Debt financing’s inflexible repayment schedule relative to equity makes its less attractive for crisis fund raising. While equity investors receive their compensation in the form of dividends and earnings growth (via its impact on a share price) as and when they are achievable, debt holders require interest payments regardless of profitability and cash flow fluctuations. This is less than ideal during the Covid-19 crisis as lots of companies suffered enforced closures whilst lockdown measures were in place, putting huge pressure on working capital and ability to generate cash to service debt payments, rent, etc.

Equity investors who favour companies with conservative balance sheets have often been criticised for not embracing the earnings leverage potential of higher gearing. But the Covid-19 crisis has illustrated the flipside of this coin: higher risk. Leverage works both ways, and if cash flow drops away then interest repayments that previously seemed a cheap financing cost can quickly become unmanageable.

Perhaps the biggest advantage of equity financing is the speed at which a fresh cash injection can be arranged. Many companies have also issued bonds or negotiated new or amended banking facilities during the crisis, but issuing new shares is probably the quickest source of funds.

Under normal circumstances, a company listed on the UK main market can expect to be able to issue shares up to 10% of its total without triggering pre-emption rights [AIM market restrictions are looser]. This means it can sell or ‘place’ new shares to key large investors quickly, without the extra administration and time needed to offer shares to all existing holders. This timeframe could be as short as a couple of weeks, with investors only aware of the fund raise for the last day or two.

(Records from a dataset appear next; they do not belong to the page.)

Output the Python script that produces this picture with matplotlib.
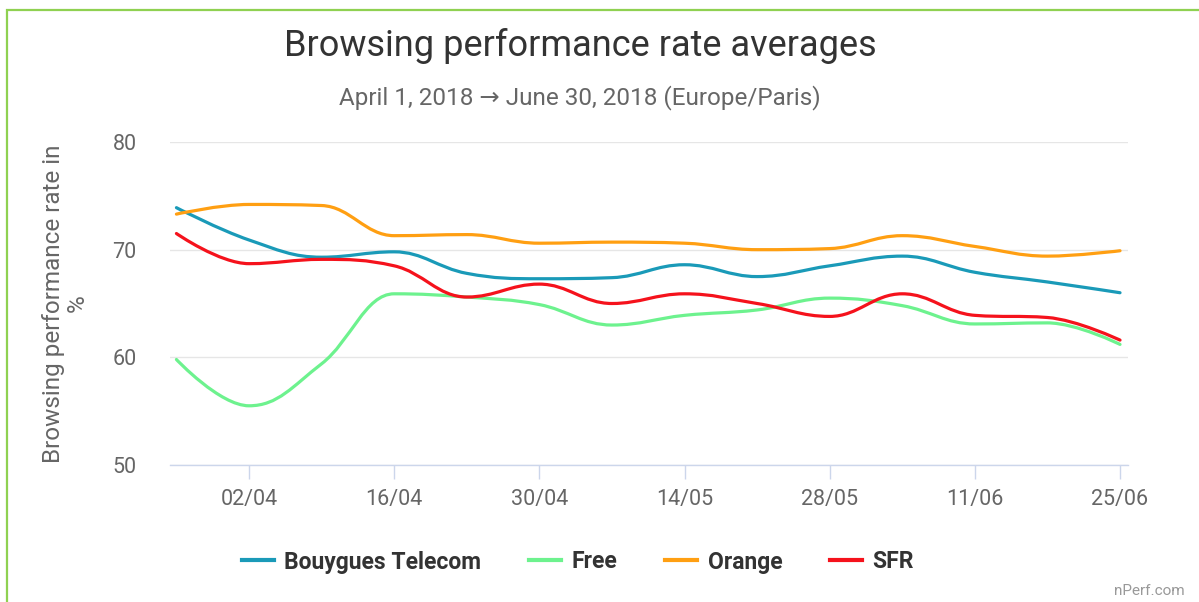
import numpy as np
import pandas as pd
import matplotlib
matplotlib.use("Agg")
from matplotlib import pyplot as plt
import matplotlib.dates as mdates
from matplotlib.path import Path
from matplotlib.patches import PathPatch, Rectangle
from matplotlib.lines import Line2D

# %% data (weekly averages)
dates = pd.to_datetime(['2018-03-26', '2018-04-02', '2018-04-09', '2018-04-16',
                        '2018-04-23', '2018-04-30', '2018-05-07', '2018-05-14',
                        '2018-05-21', '2018-05-28', '2018-06-04', '2018-06-11',
                        '2018-06-18', '2018-06-25'])
bouygues = [73.9, 70.9, 69.3, 69.8, 67.8, 67.3, 67.4, 68.6, 67.5, 68.5, 69.4, 67.9, 67.0, 66.0]
free     = [59.8, 55.5, 59.4, 65.9, 65.6, 64.9, 63.0, 63.9, 64.4, 65.5, 64.8, 63.1, 63.2, 61.2]
orange   = [73.3, 74.2, 74.1, 71.3, 71.4, 70.6, 70.7, 70.6, 70.0, 70.1, 71.3, 70.3, 69.4, 69.9]
sfr      = [71.5, 68.7, 69.1, 68.5, 65.6, 66.8, 65.0, 65.9, 65.0, 63.8, 65.9, 63.9, 63.7, 61.6]

operators = ['Bouygues Telecom', 'Free', 'Orange', 'SFR']
series = [bouygues, free, orange, sfr]
colors = ['#1a9ab8', '#6df28e', '#ff9f12', '#f5121c']

tick_dates = pd.to_datetime(['2018-04-02', '2018-04-16', '2018-04-30', '2018-05-14',
                             '2018-05-28', '2018-06-11', '2018-06-25'])


#%% spline path (highcharts-like bezier through the points)
def spline_path(xs, ys, smoothing=1.5):
    xs = np.asarray(xs, float)
    ys = np.asarray(ys, float)
    verts = [(xs[0], ys[0])]
    codes = [Path.MOVETO]
    denom = smoothing + 1
    n = len(xs)
    ctrl = []
    for i in range(n):
        if i == 0 or i == n - 1:
            ctrl.append(((xs[i], ys[i]), (xs[i], ys[i])))
            continue
        lx = (smoothing * xs[i] + xs[i - 1]) / denom
        ly = (smoothing * ys[i] + ys[i - 1]) / denom
        rx = (smoothing * xs[i] + xs[i + 1]) / denom
        ry = (smoothing * ys[i] + ys[i + 1]) / denom
        corr = ((ry - ly) * (rx - xs[i])) / (rx - lx) + ys[i] - ry
        ly += corr
        ry += corr
        if ly > ys[i - 1] and ly > ys[i]:
            ly = max(ys[i - 1], ys[i]); ry = 2 * ys[i] - ly
        elif ly < ys[i - 1] and ly < ys[i]:
            ly = min(ys[i - 1], ys[i]); ry = 2 * ys[i] - ly
        if ry > ys[i + 1] and ry > ys[i]:
            ry = max(ys[i + 1], ys[i]); ly = 2 * ys[i] - ry
        elif ry < ys[i + 1] and ry < ys[i]:
            ry = min(ys[i + 1], ys[i]); ly = 2 * ys[i] - ry
        ctrl.append(((lx, ly), (rx, ry)))
    for i in range(1, n):
        verts += [ctrl[i - 1][1], ctrl[i][0], (xs[i], ys[i])]
        codes += [Path.CURVE4] * 3
    return Path(verts, codes)


plt.rcParams['font.family'] = ['Roboto', 'DejaVu Sans']

fig = plt.figure(figsize=(11.99, 6.02), dpi=100)
fig.patches.append(Rectangle((7 / 1199, -0.1), 1.2, 1 - 10 / 602 + 0.1,
                             transform=fig.transFigure, fill=False,
                             edgecolor='#8fd151', linewidth=1.6))

ax = fig.add_axes([170 / 1199, 137 / 602, 958 / 1199, 323 / 602])

xnum = mdates.date2num(dates)
for vals, col, name in zip(series, colors, operators):
    ax.add_patch(PathPatch(spline_path(xnum, vals), fill=False, edgecolor=col,
                           linewidth=2.3, capstyle='round', joinstyle='round', zorder=3))

x0 = mdates.date2num(pd.Timestamp('2018-04-02')) - 7.62
x1 = mdates.date2num(pd.Timestamp('2018-06-25')) + 0.77
ax.set_xlim(x0, x1)
ax.set_ylim(50, 80)

ax.set_yticks([50, 60, 70, 80])
ax.set_xticks(mdates.date2num(tick_dates))
ax.set_xticklabels([d.strftime('%d/%m') for d in tick_dates])
ax.grid(axis='y', color='#e6e6e6', linewidth=1)
ax.set_axisbelow(True)
for s in ['top', 'right', 'left']:
    ax.spines[s].set_visible(False)
ax.spines['bottom'].set_color('#ccd6eb')
ax.spines['bottom'].set_linewidth(1)
ax.tick_params(axis='x', colors='#666666', labelsize=15.5, length=10, width=1,
               color='#ccd6eb', pad=7)
ax.tick_params(axis='y', colors='#666666', labelsize=15.5, length=0, pad=24)

ax.set_ylabel('Browsing performance rate in\n%', fontsize=17.5, color='#666666',
              linespacing=1.05, labelpad=17)

fig.text(580 / 1199, 1 - 46 / 602, 'Browsing performance rate averages',
         ha='center', va='center', fontsize=26, color='#333333')
fig.text(580 / 1199, 1 - 98 / 602, 'April 1, 2018 \u2192 June 30, 2018 (Europe/Paris)',
         ha='center', va='center', fontsize=17.5, color='#666666')

handles = [Line2D([], [], color=c, linewidth=3) for c in colors]
leg = fig.legend(handles, operators, loc='center', ncol=4,
                 bbox_to_anchor=(578 / 1199, 1 - 562 / 602), frameon=False,
                 handlelength=1.4, handletextpad=0.44, columnspacing=2.1,
                 prop={'size': 16.5, 'weight': 'bold'})
for t in leg.get_texts():
    t.set_color('#333333')

fig.text(1185 / 1199, 1 - 591 / 602, 'nPerf.com', ha='right', va='center',
         fontsize=11, color='#999999')

fig.savefig('out.png', dpi=100)
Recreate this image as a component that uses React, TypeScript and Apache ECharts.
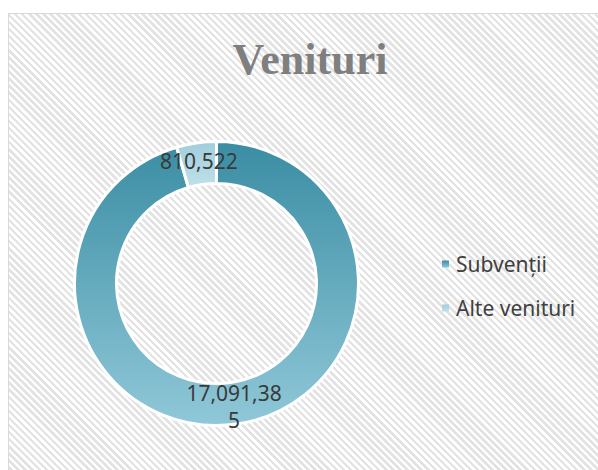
import React, { useEffect, useRef } from "react";
import * as echarts from "echarts";

const titleText = "Venituri";
const categories = ["Subvenții", "Alte venituri"];
const values = [17091385, 810522];

const topColors = ["#3a8da3", "#a0cddb"];
const bottomColors = ["#90c8d8", "#c0e1ea"];

export default function App() {
  const ref = useRef<HTMLDivElement>(null);

  useEffect(() => {
    if (!ref.current) return;
    const chart = echarts.init(ref.current, undefined, { renderer: "svg" });
    const data = categories.map((name, i) => ({
      name,
      value: values[i],
      itemStyle: {
        color: {
          type: "linear",
          x: 0,
          y: 0,
          x2: 0,
          y2: 1,
          colorStops: [
            { offset: 0, color: topColors[i] },
            { offset: 1, color: bottomColors[i] },
          ],
        },
      },
    }));
    chart.setOption({
      animation: false,
      backgroundColor: "transparent",
      title: {
        text: titleText,
        left: 305,
        top: 32,
        textAlign: "center",
        textStyle: {
          fontFamily: "Liberation Serif",
          fontWeight: "bold",
          fontSize: 44,
          color: "#7f7f7f",
        },
      },
      legend: {
        orient: "vertical",
        left: 437,
        top: 247,
        itemWidth: 7,
        itemHeight: 7,
        itemGap: 20,
        icon: "rect",
        data: categories,
        itemStyle: { borderWidth: 0 },
        textStyle: {
          fontFamily: "Noto Sans",
          fontSize: 21,
          lineHeight: 24,
          color: "#404040",
          padding: [0, 0, 0, 2],
        },
      },
      series: [
        {
          type: "pie",
          center: [216.5, 283.5],
          radius: [100, 142],
          startAngle: 90,
          clockwise: true,
          avoidLabelOverlap: false,
          itemStyle: { borderColor: "#ffffff", borderWidth: 3 },
          label: {
            show: true,
            position: "inside",
            formatter: (p: any) => Number(p.value).toLocaleString("en-US"),
            fontFamily: "Noto Sans",
            fontSize: 21,
            lineHeight: 27,
            color: "#3a3a3a",
            width: 100,
            overflow: "breakAll",
          },
          labelLine: { show: false },
          emphasis: { disabled: true },
          data,
        },
      ],
    });
    return () => chart.dispose();
  }, []);

  return (
    <div
      style={{
        position: "absolute",
        left: 0,
        top: 0,
        width: 598,
        height: 470,
        overflow: "hidden",
        background: "#ffffff",
      }}
    >
      <div
        style={{
          position: "absolute",
          left: 8,
          top: 13,
          width: 620,
          height: 480,
          borderLeft: "1.5px solid #d9d9d9",
          borderTop: "1.5px solid #d9d9d9",
          background:
            "repeating-linear-gradient(45deg, #ffffff 0px, #ffffff 2.5px, #e3e3e3 2.5px, #e3e3e3 5px)",
        }}
      />
      <div
        ref={ref}
        style={{ position: "absolute", left: 0, top: 0, width: 598, height: 470 }}
      />
    </div>
  );
}
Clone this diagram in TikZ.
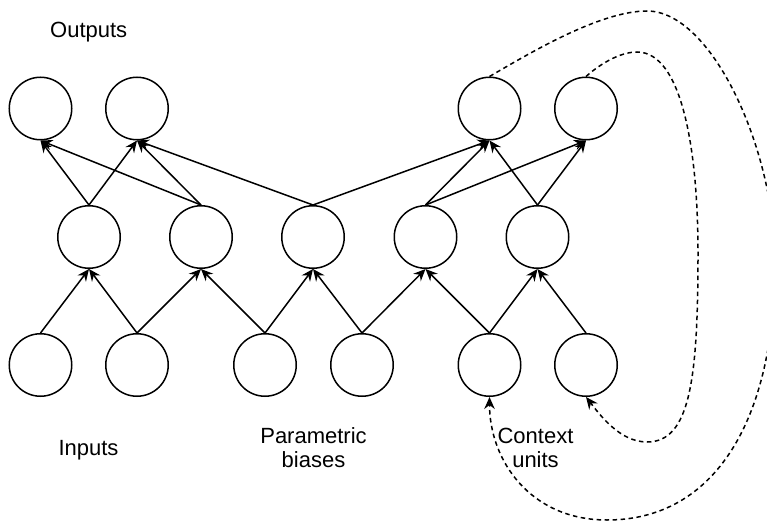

Pre-emption rights on larger share issues – which usually occur via a ‘rights issue’ to all investors – is a very important protection for smaller investors, enabling them to participate in fund raises and benefit from the discount at which such new shares are sold in the same proportion as larger investors. However, during times of stress, a placing to a specific group of larger investors is a very useful tool as a rights issue is conducted on a much longer timeframe due to more onerous requirements such as the publication of a prospectus. In April, the Pre-Emption Group suggested that issuances of up to 20% should be allowed without pre-emption on the main market, in recognition of the circumstances brought about by Covid-19.

While large swathes of the stockmarket have made use of this swift cash injection for ‘emergency’ circumstances brought about by Covid-19, others have seen the business environment evolve in a way that presents opportunities and have raised funds in order to target it.